Set exercise
Beginning with the first line, set down every line through the one containing "const xMinorVals = [500,700,900,1100];", exactly as it appears, but not the pictures.

-- START OF Provided data --

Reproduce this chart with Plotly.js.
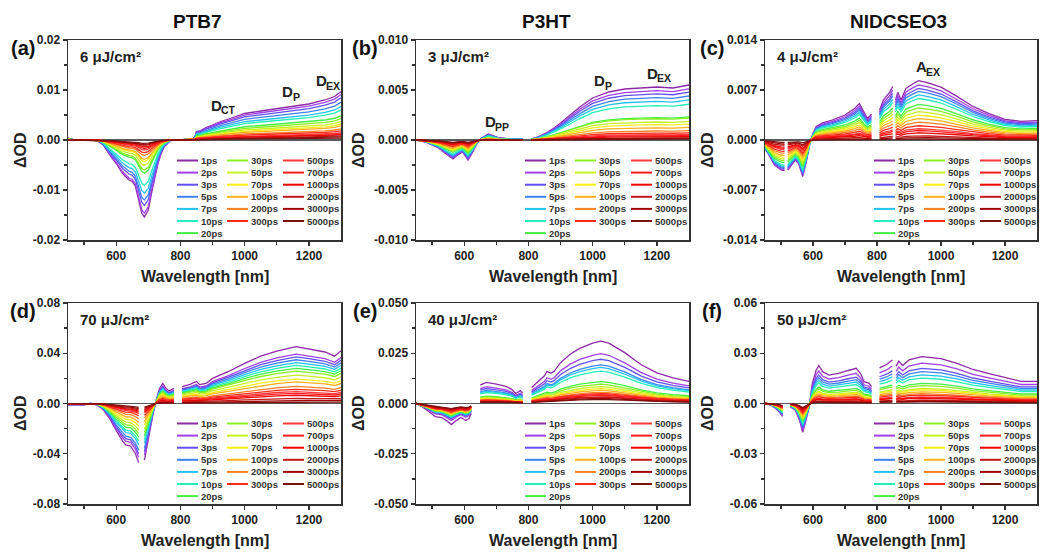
<!DOCTYPE html>
<html><head><meta charset="utf-8">
<script src="https://cdn.plot.ly/plotly-3.0.1.min.js"></script>
<style>html,body{margin:0;padding:0;background:#fff}#chart{width:1041px;height:552px}</style>
</head><body><div id="chart"></div>
<script>
// ---------- data ----------
const delays = ['1ps','2ps','3ps','5ps','7ps','10ps','20ps','30ps','50ps','70ps','100ps','200ps','300ps','500ps','700ps','1000ps','2000ps','3000ps','5000ps'];
const delayColors = ['#8e2aa8','#a040e6','#6450f2','#3f82f2','#22c2f2','#22f0b8','#44ee44','#88f020','#c8f020','#f6ee18','#ffb01a','#ff8022','#ff2a18','#ff3a3a','#ff1c1c','#ee0404','#c41818','#a00808','#7e1010'];

const panelTitles = ['PTB7','P3HT','NIDCSEO3'];
const panelLabels = ['(a)','(b)','(c)','(d)','(e)','(f)'];
const fluences = ['6 μJ/cm²','3 μJ/cm²','4 μJ/cm²','70 μJ/cm²','40 μJ/cm²','50 μJ/cm²'];

const xTickVals = [600,800,1000,1200];
const xTickText = ['600','800','1000','1200'];
const xMinorVals = [500,700,900,1100];

// y-axis ticks per panel
const yTicks_a = [-0.02,-0.01,0,0.01,0.02];   const yText_a = ['-0.02','-0.01','0.00','0.01','0.02'];
const yTicks_b = [-0.01,-0.005,0,0.005,0.01]; const yText_b = ['-0.010','-0.005','0.000','0.005','0.010'];
const yTicks_c = [-0.014,-0.007,0,0.007,0.014]; const yText_c = ['-0.014','-0.007','0.000','0.007','0.014'];
const yTicks_d = [-0.08,-0.04,0,0.04,0.08];   const yText_d = ['-0.08','-0.04','0.00','0.04','0.08'];
const yTicks_e = [-0.05,-0.025,0,0.025,0.05]; const yText_e = ['-0.050','-0.025','0.000','0.025','0.050'];
const yTicks_f = [-0.06,-0.03,0,0.03,0.06];   const yText_f = ['-0.06','-0.03','0.00','0.03','0.06'];

// (a) PTB7 6 uJ/cm2 : 1 ps spectrum
const wl_a = [450,470,500,530,545,560,580,600,620,640,650,660,670,680,688,700,710,720,730,740,750,760,770,800,840,845,850,860,880,900,925,950,1000,1050,1100,1150,1200,1250,1280,1300];
const od_a = [0.0004,0,0,0,-0.0003,-0.001,-0.003,-0.0047,-0.0067,-0.008,-0.0083,-0.0093,-0.012,-0.0147,-0.0154,-0.014,-0.0107,-0.0073,-0.0047,-0.0027,-0.0013,-0.0007,0,0,0.0003,0.0006,0.0017,0.0018,0.0025,0.003,0.0037,0.0042,0.0053,0.0058,0.0063,0.0067,0.0072,0.008,0.0087,0.0097];
// (b) P3HT 3 uJ/cm2
const wl_b = [450,480,500,520,540,565,580,595,612,625,640,655,675,690,710,750,782,795,808,830,860,880,900,930,960,1000,1050,1100,1150,1200,1250,1300];
const od_b = [0,-0.0002,-0.0005,-0.0008,-0.0013,-0.0019,-0.0015,-0.0012,-0.002,-0.0013,-0.0003,0.0002,0.0006,0.0004,0.0002,0.0001,0.0001,null,0.0001,0.0003,0.0008,0.0012,0.0017,0.0025,0.0033,0.0042,0.0048,0.0051,0.0052,0.0053,0.0052,0.0055];
// (c) NIDCSEO3 4 uJ/cm2
const wl_c = [450,460,480,500,511,515,521,535,545,555,568,580,590,600,610,630,660,700,730,745,760,770,783,795,808,820,840,849,852,858,865,875,890,910,930,960,1000,1050,1100,1150,1200,1250,1290,1300];
const od_c = [-0.0012,-0.0019,-0.0035,-0.0042,-0.0043,null,-0.0042,-0.0033,-0.0028,-0.0033,-0.0051,-0.0028,-0.0005,0.0009,0.0019,0.0024,0.0028,0.0035,0.0044,0.0051,0.0037,0.003,0.0036,null,0.0042,0.0056,0.0067,0.0075,null,0.0056,0.0067,0.0056,0.0072,0.0078,0.0083,0.008,0.0074,0.0061,0.0047,0.0037,0.0029,0.0026,0.0027,0.0027];
// (d) PTB7 70 uJ/cm2
const wl_d = [450,500,520,540,560,580,600,620,630,645,660,670,680,688,695,705,715,725,735,745,755,765,780,792,805,830,850,860,880,900,950,1000,1050,1100,1160,1200,1250,1280,1300];
const od_d = [-0.001,-0.001,0,-0.001,-0.005,-0.012,-0.0215,-0.03,-0.033,-0.034,-0.04,-0.047,null,-0.045,-0.035,-0.0215,-0.008,0.003,0.012,0.016,0.012,0.01,0.012,null,0.0135,0.0153,0.0175,0.015,0.016,0.02,0.0255,0.032,0.0377,0.0417,0.0452,0.0436,0.041,0.0377,0.042];
// (e) P3HT 40 uJ/cm2
const wl_e = [450,470,490,510,530,545,560,575,590,605,615,622,635,650,670,700,730,750,760,775,782,795,810,830,850,858,870,880,900,930,960,1000,1025,1050,1100,1150,1200,1250,1300];
const od_e = [0,-0.0017,-0.004,-0.0065,-0.007,-0.0085,-0.0105,-0.0085,-0.007,-0.0085,-0.0075,-0.005,null,0.0093,0.0105,0.0096,0.0085,0.0068,0.005,0.0064,0.005,null,0.008,0.011,0.0138,0.016,0.015,0.016,0.0203,0.0245,0.0274,0.03,0.031,0.03,0.0253,0.0194,0.0152,0.0127,0.011];
// (f) NIDCSEO3 50 uJ/cm2
const wl_f = [450,470,490,500,505,516,530,545,558,568,578,588,598,610,618,630,650,680,710,735,748,760,775,783,795,808,830,848,852,860,868,880,900,940,1000,1050,1100,1150,1200,1250,1300];
const od_f = [0,-0.001,-0.004,-0.007,-0.0077,null,-0.002,-0.004,-0.01,-0.0172,-0.01,-0.002,0.012,0.02,0.0227,0.019,0.017,0.018,0.0197,0.021,0.018,0.013,0.012,0.01,null,0.0213,0.0233,0.026,null,0.0223,0.0253,0.0227,0.026,0.028,0.0268,0.024,0.0203,0.0178,0.0156,0.0132,0.0132];

// relative amplitude of each delay vs 1 ps (positive band / negative band)
const pa_a  = [1,.94,.87,.78,.69,.62,.5,.44,.38,.33,.29,.23,.19,.15,.125,.11,.085,.065,.04];
const gsb_a = [1,.95,.85,.78,.69,.59,.43,.39,.33,.28,.25,.2,.165,.13,.11,.09,.07,.06,.045];
const pa_b  = [1,.93,.87,.8,.73,.65,.42,.4,.34,.29,.23,.17,.13,.1,.08,.06,.04,.03,.02];
const gsb_b = [1,.95,.9,.85,.8,.75,.65,.6,.55,.5,.45,.38,.33,.28,.25,.22,.18,.15,.12];
const pa_c  = [1,.93,.87,.82,.76,.7,.6,.54,.48,.42,.36,.3,.24,.19,.16,.12,.07,.04,.015];
const gsb_c = [1,.97,.93,.9,.86,.82,.74,.68,.62,.56,.5,.43,.37,.31,.27,.23,.17,.13,.08];
const pa_d  = [1,.87,.82,.77,.72,.67,.62,.57,.5,.43,.38,.3,.25,.21,.18,.145,.09,.055,.025];
const gsb_d = [1,.91,.85,.79,.7,.64,.57,.51,.45,.38,.32,.26,.21,.17,.15,.13,.11,.085,.065];
const pa_e  = [1,.8,.71,.62,.58,.52,.35,.31,.27,.24,.21,.18,.16,.145,.13,.11,.1,.08,.065];
const gsb_e = [1,.8,.72,.68,.65,.62,.58,.55,.52,.5,.47,.44,.41,.38,.36,.34,.3,.27,.24];
const pa_f  = [1,.86,.75,.68,.61,.54,.43,.38,.32,.29,.25,.21,.18,.14,.125,.11,.07,.05,.035];
const gsb_f = [1,.92,.85,.8,.75,.7,.62,.57,.52,.47,.43,.38,.34,.3,.27,.24,.2,.17,.14];

// band labels: main letter + subscript, left edge and centre y in page pixels
const bandLabels = [
  {m:'D', s:'CT', x:208.5, y:105}, {m:'D', s:'P', x:280, y:92}, {m:'D', s:'EX', x:313.5, y:81},
  {m:'D', s:'PP', x:482.5, y:122}, {m:'D', s:'P', x:592, y:81}, {m:'D', s:'EX', x:644.5, y:73},
  {m:'A', s:'EX', x:913.5, y:67}
];

// ---------- build ----------
const W = 1041, H = 552;
const FONT = 'Liberation Sans, Arial, Helvetica, sans-serif';
const boxL = [68,416,765], boxR = [341,689,1037], boxT = [40,303], boxB = [240,504];
const fx = px => px / W, fy = py => 1 - py / H;

const panels = [
  {wl:wl_a, od:od_a, pa:pa_a, gsb:gsb_a, yt:yTicks_a, ytx:yText_a},
  {wl:wl_b, od:od_b, pa:pa_b, gsb:gsb_b, yt:yTicks_b, ytx:yText_b},
  {wl:wl_c, od:od_c, pa:pa_c, gsb:gsb_c, yt:yTicks_c, ytx:yText_c},
  {wl:wl_d, od:od_d, pa:pa_d, gsb:gsb_d, yt:yTicks_d, ytx:yText_d},
  {wl:wl_e, od:od_e, pa:pa_e, gsb:gsb_e, yt:yTicks_e, ytx:yText_e},
  {wl:wl_f, od:od_f, pa:pa_f, gsb:gsb_f, yt:yTicks_f, ytx:yText_f}
];

const traces = [];
const layout = {
  width: W, height: H, margin: {l:0, r:0, t:0, b:0},
  paper_bgcolor: '#fff', plot_bgcolor: '#fff', showlegend: false,
  annotations: [], shapes: []
};
const tickFont = {family: FONT, size: 12, color: '#222', weight: 'bold'};

panels.forEach((P, k) => {
  const col = k % 3, row = Math.floor(k / 3);
  const n = k + 1, sfx = n === 1 ? '' : String(n);
  const xa = 'x' + sfx, ya = 'y' + sfx;
  delays.forEach((d, i) => {
    traces.push({
      type: 'scatter', mode: 'lines', x: P.wl,
      y: P.od.map(v => v === null ? null : v * (v < 0 ? P.gsb[i] : P.pa[i])),
      xaxis: xa, yaxis: ya, name: d, connectgaps: false, hoverinfo: 'skip',
      line: {color: delayColors[i], width: 1.3}
    });
  });
  const yMax = P.yt[P.yt.length - 1];
  const minorY = [];
  for (let j = 0; j < P.yt.length - 1; j++) minorY.push((P.yt[j] + P.yt[j+1]) / 2);
  layout['xaxis' + sfx] = {
    domain: [fx(boxL[col]), fx(boxR[col])], anchor: ya, range: [450, 1300],
    tickmode: 'array', tickvals: xTickVals, ticktext: xTickText,
    ticks: 'outside', ticklen: 4, tickwidth: 1.3, tickcolor: '#333',
    minor: {tickmode: 'array', tickvals: xMinorVals, ticks: 'outside', ticklen: 3, tickwidth: 1.3, tickcolor: '#333'},
    showline: true, mirror: true, linecolor: '#333', linewidth: 1.5,
    showgrid: false, zeroline: false, tickfont: tickFont, fixedrange: true
  };
  layout['yaxis' + sfx] = {
    domain: [fy(boxB[row]), fy(boxT[row])], anchor: xa, range: [-yMax, yMax],
    tickmode: 'array', tickvals: P.yt, ticktext: P.ytx,
    ticks: 'outside', ticklen: 4, tickwidth: 1.3, tickcolor: '#333',
    minor: {tickmode: 'array', tickvals: minorY, ticks: 'outside', ticklen: 3, tickwidth: 1.3, tickcolor: '#333'},
    showline: true, mirror: true, linecolor: '#333', linewidth: 1.5,
    showgrid: false, zeroline: true, zerolinecolor: '#5a5a5a', zerolinewidth: 1.5,
    tickfont: tickFont, fixedrange: true
  };

  const A = layout.annotations;
  const cx = (boxL[col] + boxR[col]) / 2;
  A.push({xref:'paper', yref:'paper', x: fx(cx), y: fy(boxB[row] + 36), text: 'Wavelength [nm]', showarrow:false,
          xanchor:'center', yanchor:'middle', font:{family:FONT, size:16, color:'#222', weight:'bold'}});
  A.push({xref:'paper', yref:'paper', x: fx([20,358,707][col]), y: fy(boxT[row] + 110), text: 'ΔOD', textangle: -90, showarrow:false,
          xanchor:'center', yanchor:'middle', font:{family:FONT, size:16, color:'#222', weight:'bold'}});
  A.push({xref:'paper', yref:'paper', x: fx([23,365,712][col]), y: fy(boxT[row] + 8), text: panelLabels[k], showarrow:false,
          xanchor:'center', yanchor:'middle', font:{family:FONT, size:20, color:'#111', weight:'bold'}});
  A.push({xref:'paper', yref:'paper', x: fx(boxL[col] + 10), y: fy(boxT[row] + 16), text: fluences[k], showarrow:false,
          xanchor:'left', yanchor:'middle', font:{family:FONT, size:15, color:'#222', weight:'bold'}});
  // legend (3 columns)
  delays.forEach((d, i) => {
    const c = i < 7 ? 0 : (i < 13 ? 1 : 2);
    const r = i < 7 ? i : (i < 13 ? i - 7 : i - 13);
    const x0 = boxL[col] + [109, 159, 215][c];
    const yy = boxT[row] + 120.5 + 12.1 * r;
    layout.shapes.push({type:'line', xref:'paper', yref:'paper', x0: fx(x0), x1: fx(x0 + 21), y0: fy(yy), y1: fy(yy),
                        line:{color: delayColors[i], width: 2}});
    A.push({xref:'paper', yref:'paper', x: fx(x0 + 22), y: fy(yy), text: d, showarrow:false,
            xanchor:'left', yanchor:'middle', font:{family:FONT, size:9.5, color:'#333', weight:'bold'}});
  });
});

panelTitles.forEach((t, c) => {
  layout.annotations.push({xref:'paper', yref:'paper', x: fx([197,546,898][c]), y: fy(22), text: t, showarrow:false,
    xanchor:'center', yanchor:'middle', font:{family:FONT, size:19, color:'#111', weight:'bold'}});
});
bandLabels.forEach(b => {
  layout.annotations.push({xref:'paper', yref:'paper', x: fx(b.x), y: fy(b.y), text: b.m, showarrow:false,
    xanchor:'left', yanchor:'middle', font:{family:FONT, size:15, color:'#222', weight:'bold'}});
  layout.annotations.push({xref:'paper', yref:'paper', x: fx(b.x + 10.5), y: fy(b.y + 5), text: b.s, showarrow:false,
    xanchor:'left', yanchor:'middle', font:{family:FONT, size:10.5, color:'#222', weight:'bold'}});
});

Plotly.newPlot('chart', traces, layout, {displayModeBar: false, staticPlot: true});
</script>
</body></html>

-- END OF Provided data --

Task result
Reproduce this chart with Plotly.js.
<!DOCTYPE html>
<html><head><meta charset="utf-8">
<script src="https://cdn.plot.ly/plotly-3.0.1.min.js"></script>
<style>html,body{margin:0;padding:0;background:#fff}#chart{width:1041px;height:552px}</style>
</head><body><div id="chart"></div>
<script>
// ---------- data ----------
const delays = ['1ps','2ps','3ps','5ps','7ps','10ps','20ps','30ps','50ps','70ps','100ps','200ps','300ps','500ps','700ps','1000ps','2000ps','3000ps','5000ps'];
const delayColors = ['#8e2aa8','#a040e6','#6450f2','#3f82f2','#22c2f2','#22f0b8','#44ee44','#88f020','#c8f020','#f6ee18','#ffb01a','#ff8022','#ff2a18','#ff3a3a','#ff1c1c','#ee0404','#c41818','#a00808','#7e1010'];

const panelTitles = ['PTB7','P3HT','NIDCSEO3'];
const panelLabels = ['(a)','(b)','(c)','(d)','(e)','(f)'];
const fluences = ['6 μJ/cm²','3 μJ/cm²','4 μJ/cm²','70 μJ/cm²','40 μJ/cm²','50 μJ/cm²'];

const xTickVals = [600,800,1000,1200];
const xTickText = ['600','800','1000','1200'];
const xMinorVals = [500,700,900,1100];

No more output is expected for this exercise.